Unhappy the Land: The Most Oppressed People Ever, the Irish?
- Author: Liam Kennedy
- Publisher: Merrion Press
- Publication date: 2016

= Unhappy the Land =

2016 book by Liam Kennedy

Unhappy the Land: The Most Oppressed People Ever, the Irish? is a 2016 book by Liam Kennedy, professor emeritus at Queen's University, Belfast. Kennedy introduces, as well as criticizes, the concept of "most oppressed people ever" (MOPE) to describe what he sees as a pervasive assumption both among Irish nationalists and the Irish diaspora that Irish people have been uniquely victimised throughout history. Throughout the book he plays devil's advocate while questioning many truisms he perceives as being commonly accepted about Irish history.

==Contents==
The title comes from Bertolt Brecht's aphorism that "Unhappy the land that is in need of heroes". It is meant somewhat ironically as Kennedy argues against the idea that Ireland is especially unhappy. Kennedy introduces the idea of "most oppressed people ever" (MOPE) in the first chapter, an idea which he believes is the master narrative for Northern Ireland. According to him, “This beguiling framework, which speaks as much to the emotions as to reason, has been enormously influential in shaping historical thought on Ireland, both at the level of folk history and academic writing.” The first part of the book is explicitly comparative, arguing that the British government did not suppress the Irish language and traditions as much as far-right and fascist governments in continental Europe dealt with minorities. Another chapter is focused on criticising analogies between the Great Famine and the Holocaust. Kennedy argues that those who make this analogy are typically vague, as specific parallels do not exist. Instead, the genocide allegations were invented to support the Irish nationalist narrative.

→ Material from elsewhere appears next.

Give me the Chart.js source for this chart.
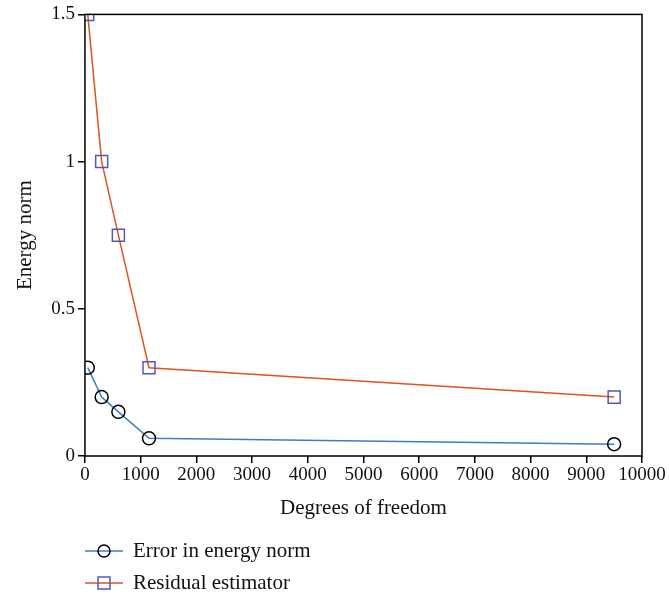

The book is not meant to be comprehensive, but supplies plenty of examples to support his thesis. Another of Kennedy's aims is to question the traditional model of mutually antagonistic Catholic and Protestant communities, in favour of pluralism. He is critical of both unionist and nationalist historiography, coming to similar conclusions about the Proclamation of the Irish Republic and the contemporaneous Ulster Covenant, which he says are "manipulative documents... replete with contradictions, evasions and silences... Each has its quotient of make-believe". He also questions whether a "War of Independence" really took place in Ireland, as it continued to have close ties with the United Kingdom, which was also the main destination of Irish emigrants. He also considers that it is more accurate to consider it a civil conflict between nationalists and unionists that was dealt with as a police action by the British. Full-scale war was prevented by public opinion in Britain, which opposed keeping Ireland in the Union by force.

==Reception==
According to a favourable Irish Times review, "Kennedy seems to regard the historian’s role as somewhere between professional sceptic, state pathologist and investigative journalist". A review in the Irish Examiner describes the book as "a seminal book that poses fundamental questions about the social and political history of Ireland", although it is critical of Kennedy's "unprofessional" dismissal of Tim Pat Coogan's The Famine Plot. Irish senator Maurice Hayes said that the book "slaughters almost every sacred cow in sight, from the Famine to the Rising, the Ulster Covenant and the Proclamation of the Republic, the Troubles (however labelled retrospectively) and the Civil War". Ruth Dudley Edwards recommended giving a copy to then-Sinn Féin leader Gerry Adams, who, she says, clings to the MOPE mentality "like a comfort blanket".

In an academic review, Professor Penelope Corfield lauds the book for being "Sombre in subject matter, lucid in approach, impressive in range, brilliant in insights, sturdy in documentation, judicious in tone, coolly courageous in its willingness to debunk stereotypes". She writes that the book should be required reading not just for Irish historians but for all those who study human disasters and historical memory. Writing in Irish Studies Review, Ian Miller calls Unhappy the Land "an intriguing book that sets out to challenge, provoke and presumably annoy many of its readers". He states that it is well-written, thoroughly researched, and convincing.